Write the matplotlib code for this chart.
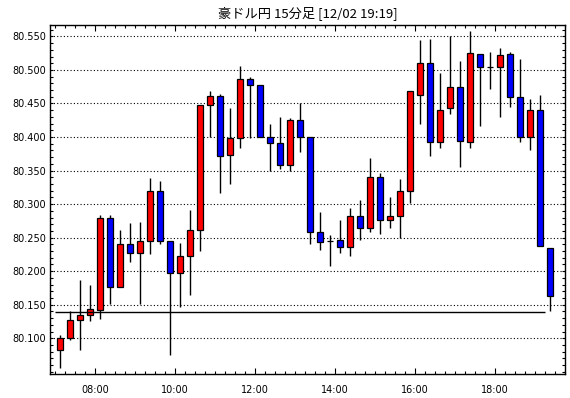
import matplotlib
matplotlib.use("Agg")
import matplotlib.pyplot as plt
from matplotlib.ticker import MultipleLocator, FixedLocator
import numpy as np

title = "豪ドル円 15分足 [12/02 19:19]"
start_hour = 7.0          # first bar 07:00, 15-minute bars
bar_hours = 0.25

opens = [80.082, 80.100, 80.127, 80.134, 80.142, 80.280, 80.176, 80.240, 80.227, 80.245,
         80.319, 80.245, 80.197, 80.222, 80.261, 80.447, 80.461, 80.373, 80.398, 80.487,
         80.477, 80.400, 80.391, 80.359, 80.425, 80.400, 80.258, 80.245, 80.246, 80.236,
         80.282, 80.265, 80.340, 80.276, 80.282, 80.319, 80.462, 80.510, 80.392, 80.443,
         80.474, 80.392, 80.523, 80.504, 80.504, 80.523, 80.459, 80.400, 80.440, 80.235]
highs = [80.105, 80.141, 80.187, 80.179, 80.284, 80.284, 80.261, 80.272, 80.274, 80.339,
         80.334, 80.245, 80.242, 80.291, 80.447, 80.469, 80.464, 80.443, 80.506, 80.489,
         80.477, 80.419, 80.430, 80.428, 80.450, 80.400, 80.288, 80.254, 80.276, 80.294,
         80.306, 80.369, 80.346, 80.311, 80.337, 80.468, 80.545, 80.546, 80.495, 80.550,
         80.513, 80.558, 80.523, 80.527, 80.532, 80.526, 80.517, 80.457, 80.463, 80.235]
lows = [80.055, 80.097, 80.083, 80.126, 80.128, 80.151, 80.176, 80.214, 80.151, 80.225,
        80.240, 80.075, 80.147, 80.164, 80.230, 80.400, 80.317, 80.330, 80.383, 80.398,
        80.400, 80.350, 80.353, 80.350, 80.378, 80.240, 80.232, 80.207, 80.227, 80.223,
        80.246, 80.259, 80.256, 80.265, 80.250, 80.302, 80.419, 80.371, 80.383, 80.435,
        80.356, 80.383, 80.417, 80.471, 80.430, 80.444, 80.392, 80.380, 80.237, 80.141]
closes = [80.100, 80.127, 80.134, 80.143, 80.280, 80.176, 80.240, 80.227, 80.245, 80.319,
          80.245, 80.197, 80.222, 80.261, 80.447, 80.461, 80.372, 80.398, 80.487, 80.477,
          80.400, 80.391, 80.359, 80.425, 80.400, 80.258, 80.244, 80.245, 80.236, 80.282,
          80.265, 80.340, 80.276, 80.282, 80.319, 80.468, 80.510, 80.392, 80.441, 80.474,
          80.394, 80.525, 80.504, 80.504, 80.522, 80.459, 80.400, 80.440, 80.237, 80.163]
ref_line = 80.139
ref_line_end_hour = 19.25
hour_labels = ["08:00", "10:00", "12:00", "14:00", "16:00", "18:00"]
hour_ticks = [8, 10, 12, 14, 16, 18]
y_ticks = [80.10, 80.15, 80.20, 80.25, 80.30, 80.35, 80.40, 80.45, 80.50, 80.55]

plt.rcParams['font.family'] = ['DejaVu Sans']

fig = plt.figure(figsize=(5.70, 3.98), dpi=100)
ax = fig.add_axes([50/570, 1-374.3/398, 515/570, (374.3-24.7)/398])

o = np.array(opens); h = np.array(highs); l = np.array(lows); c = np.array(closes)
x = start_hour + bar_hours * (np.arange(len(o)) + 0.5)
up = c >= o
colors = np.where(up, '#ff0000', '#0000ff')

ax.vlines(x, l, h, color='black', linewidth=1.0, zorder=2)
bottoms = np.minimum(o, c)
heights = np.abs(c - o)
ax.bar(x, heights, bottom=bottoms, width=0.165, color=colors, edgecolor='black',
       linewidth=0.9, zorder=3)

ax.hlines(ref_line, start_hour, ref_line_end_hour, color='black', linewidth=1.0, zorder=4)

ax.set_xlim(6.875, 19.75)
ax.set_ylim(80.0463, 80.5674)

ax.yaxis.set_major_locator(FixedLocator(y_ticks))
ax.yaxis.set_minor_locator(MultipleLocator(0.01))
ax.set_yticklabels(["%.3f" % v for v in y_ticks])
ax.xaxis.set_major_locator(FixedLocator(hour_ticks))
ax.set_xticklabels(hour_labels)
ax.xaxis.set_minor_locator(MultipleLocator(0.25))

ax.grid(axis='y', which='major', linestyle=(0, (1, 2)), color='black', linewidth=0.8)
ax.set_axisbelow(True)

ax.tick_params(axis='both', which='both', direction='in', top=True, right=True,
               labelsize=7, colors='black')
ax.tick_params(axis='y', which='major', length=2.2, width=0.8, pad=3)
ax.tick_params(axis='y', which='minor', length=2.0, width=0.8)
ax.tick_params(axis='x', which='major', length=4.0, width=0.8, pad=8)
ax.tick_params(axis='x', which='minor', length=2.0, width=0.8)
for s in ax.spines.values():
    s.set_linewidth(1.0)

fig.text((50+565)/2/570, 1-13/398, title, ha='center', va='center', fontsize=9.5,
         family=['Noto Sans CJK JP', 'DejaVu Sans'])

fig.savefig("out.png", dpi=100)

= = = = =

PROBLEM STATEMENT –
From the first line of the material down to the line containing "bar_hours = 0.25", inclusive, return each line exactly, skipping any picture.

EXERCISE RESPONSE –
Write the matplotlib code for this chart.
import matplotlib
matplotlib.use("Agg")
import matplotlib.pyplot as plt
from matplotlib.ticker import MultipleLocator, FixedLocator
import numpy as np

title = "豪ドル円 15分足 [12/02 19:19]"
start_hour = 7.0          # first bar 07:00, 15-minute bars
bar_hours = 0.25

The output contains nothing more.